The coho salmon of Central California, which swim up the rivers and creeks during the first winter rains, are stranded in the ocean waiting for the surge of water that signals the beginning of their annual migration, but it may never come.

All the creeks between the Golden Gate and Monterey Bay are blocked by sand bars because of the lack of rain, making it impossible for the masses of salmon to reach their native streams and create the next generation of coho. The endangered coho could go extinct over much of their range if they do not spawn this year, according to biologists.

“It may already be too late,” said Stafford Lehr, chief of fisheries for the California Department of Fish and Wildlife. “The Central Coast coho could be gone south of the Golden Gate.”

The situation is bad even in the one place fish can get upstream, in West Marin County.

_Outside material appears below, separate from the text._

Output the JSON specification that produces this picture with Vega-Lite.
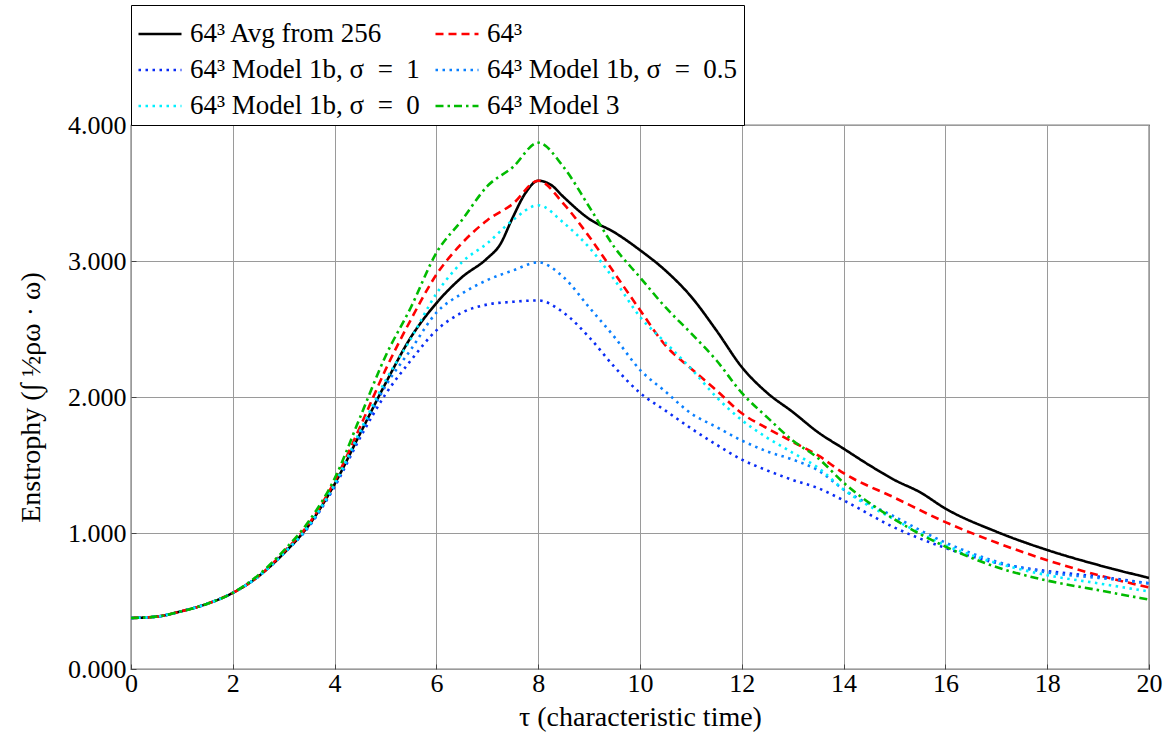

Very few coho have been seen in Lagunitas Creek, long considered a bellwether of salmon health in the region, according to Eric Ettlinger, the aquatic ecologist for the Marin Municipal Water District.

Attempt to lure the coho

The dire situation prompted the district to release 29 million gallons of valuable drinking water from Kent Lake early this month in an effort to lure the coho into the watershed, which winds 33 miles through the redwood- and oak-studded San Geronimo Valley on the northwest side of Mount Tamalpais.

Watershed biologists in Marin have counted only 57 coho redds, the word scientists use for the clusters of pink eggs that salmon lay in the gravel. That’s “exceptionally low for mid-January,” Ettlinger wrote in his weekly spawning update. More than 100 redds were counted last January in Lagunitas Creek, where hundreds of thousands of fish once spawned until seven dams were built in the watershed to supply Marin with drinking water.